* Information shown:
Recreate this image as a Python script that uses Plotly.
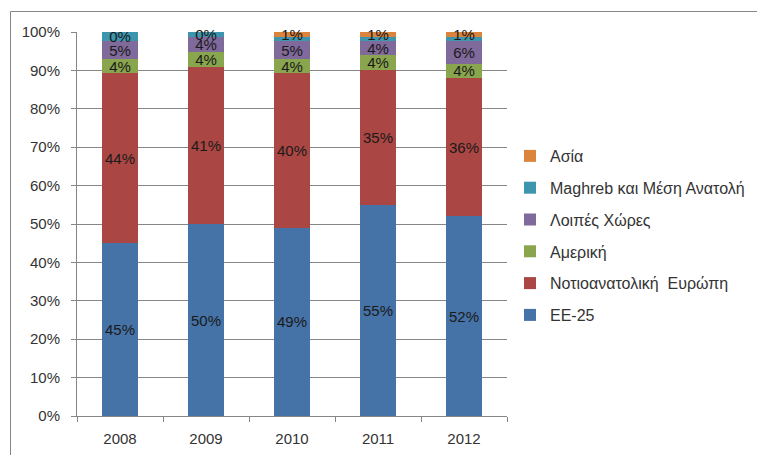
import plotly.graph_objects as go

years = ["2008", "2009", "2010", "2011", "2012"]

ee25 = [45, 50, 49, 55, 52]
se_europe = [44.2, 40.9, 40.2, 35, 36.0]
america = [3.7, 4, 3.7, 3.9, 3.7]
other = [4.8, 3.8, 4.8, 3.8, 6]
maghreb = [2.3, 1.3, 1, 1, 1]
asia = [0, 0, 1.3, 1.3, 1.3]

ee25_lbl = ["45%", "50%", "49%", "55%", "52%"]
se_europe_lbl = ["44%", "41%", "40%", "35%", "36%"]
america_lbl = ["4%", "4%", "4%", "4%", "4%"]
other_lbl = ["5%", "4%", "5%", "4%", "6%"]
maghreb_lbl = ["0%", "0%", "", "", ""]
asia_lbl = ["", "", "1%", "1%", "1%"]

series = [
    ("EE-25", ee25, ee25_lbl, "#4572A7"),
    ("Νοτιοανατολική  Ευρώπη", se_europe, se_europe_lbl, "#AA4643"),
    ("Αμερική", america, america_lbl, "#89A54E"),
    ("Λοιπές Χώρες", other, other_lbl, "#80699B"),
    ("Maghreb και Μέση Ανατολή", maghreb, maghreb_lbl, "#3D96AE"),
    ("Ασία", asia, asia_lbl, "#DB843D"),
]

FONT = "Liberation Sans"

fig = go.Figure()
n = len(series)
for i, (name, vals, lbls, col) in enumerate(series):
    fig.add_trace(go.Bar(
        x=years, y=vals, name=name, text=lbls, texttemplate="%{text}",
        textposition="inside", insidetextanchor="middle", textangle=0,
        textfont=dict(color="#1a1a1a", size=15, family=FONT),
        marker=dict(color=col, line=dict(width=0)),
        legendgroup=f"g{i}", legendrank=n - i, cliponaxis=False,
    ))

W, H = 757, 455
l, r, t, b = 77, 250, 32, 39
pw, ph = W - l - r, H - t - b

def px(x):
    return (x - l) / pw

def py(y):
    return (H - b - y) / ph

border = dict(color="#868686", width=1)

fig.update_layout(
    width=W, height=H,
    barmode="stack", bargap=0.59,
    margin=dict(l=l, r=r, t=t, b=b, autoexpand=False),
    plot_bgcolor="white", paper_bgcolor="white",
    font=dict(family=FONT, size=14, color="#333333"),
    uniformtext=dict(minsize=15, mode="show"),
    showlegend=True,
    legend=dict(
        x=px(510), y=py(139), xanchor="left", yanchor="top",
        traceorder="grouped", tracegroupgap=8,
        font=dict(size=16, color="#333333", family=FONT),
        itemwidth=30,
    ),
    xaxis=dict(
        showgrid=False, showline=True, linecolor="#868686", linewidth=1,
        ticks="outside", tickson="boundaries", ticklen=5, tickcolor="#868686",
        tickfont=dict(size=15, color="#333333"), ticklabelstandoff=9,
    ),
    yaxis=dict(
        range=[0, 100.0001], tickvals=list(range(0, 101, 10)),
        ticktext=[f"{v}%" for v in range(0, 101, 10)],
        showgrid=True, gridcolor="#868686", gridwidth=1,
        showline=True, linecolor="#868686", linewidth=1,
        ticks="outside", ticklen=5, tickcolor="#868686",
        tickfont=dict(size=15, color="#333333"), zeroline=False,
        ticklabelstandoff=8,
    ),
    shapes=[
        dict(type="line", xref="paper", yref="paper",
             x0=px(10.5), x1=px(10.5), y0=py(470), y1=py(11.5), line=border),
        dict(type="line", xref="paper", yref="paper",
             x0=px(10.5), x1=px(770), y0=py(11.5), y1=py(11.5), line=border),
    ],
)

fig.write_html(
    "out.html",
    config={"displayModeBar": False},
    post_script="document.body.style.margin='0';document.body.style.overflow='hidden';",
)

* Direction: Give again exactly the lines running from the beginning of the material above through the line that contains "pw, ph = W - l - r, H - t - b", and leave out every picture.

* Exercise output:
Recreate this image as a Python script that uses Plotly.
import plotly.graph_objects as go

years = ["2008", "2009", "2010", "2011", "2012"]

ee25 = [45, 50, 49, 55, 52]
se_europe = [44.2, 40.9, 40.2, 35, 36.0]
america = [3.7, 4, 3.7, 3.9, 3.7]
other = [4.8, 3.8, 4.8, 3.8, 6]
maghreb = [2.3, 1.3, 1, 1, 1]
asia = [0, 0, 1.3, 1.3, 1.3]

ee25_lbl = ["45%", "50%", "49%", "55%", "52%"]
se_europe_lbl = ["44%", "41%", "40%", "35%", "36%"]
america_lbl = ["4%", "4%", "4%", "4%", "4%"]
other_lbl = ["5%", "4%", "5%", "4%", "6%"]
maghreb_lbl = ["0%", "0%", "", "", ""]
asia_lbl = ["", "", "1%", "1%", "1%"]

series = [
    ("EE-25", ee25, ee25_lbl, "#4572A7"),
    ("Νοτιοανατολική  Ευρώπη", se_europe, se_europe_lbl, "#AA4643"),
    ("Αμερική", america, america_lbl, "#89A54E"),
    ("Λοιπές Χώρες", other, other_lbl, "#80699B"),
    ("Maghreb και Μέση Ανατολή", maghreb, maghreb_lbl, "#3D96AE"),
    ("Ασία", asia, asia_lbl, "#DB843D"),
]

FONT = "Liberation Sans"

fig = go.Figure()
n = len(series)
for i, (name, vals, lbls, col) in enumerate(series):
    fig.add_trace(go.Bar(
        x=years, y=vals, name=name, text=lbls, texttemplate="%{text}",
        textposition="inside", insidetextanchor="middle", textangle=0,
        textfont=dict(color="#1a1a1a", size=15, family=FONT),
        marker=dict(color=col, line=dict(width=0)),
        legendgroup=f"g{i}", legendrank=n - i, cliponaxis=False,
    ))

W, H = 757, 455
l, r, t, b = 77, 250, 32, 39
pw, ph = W - l - r, H - t - b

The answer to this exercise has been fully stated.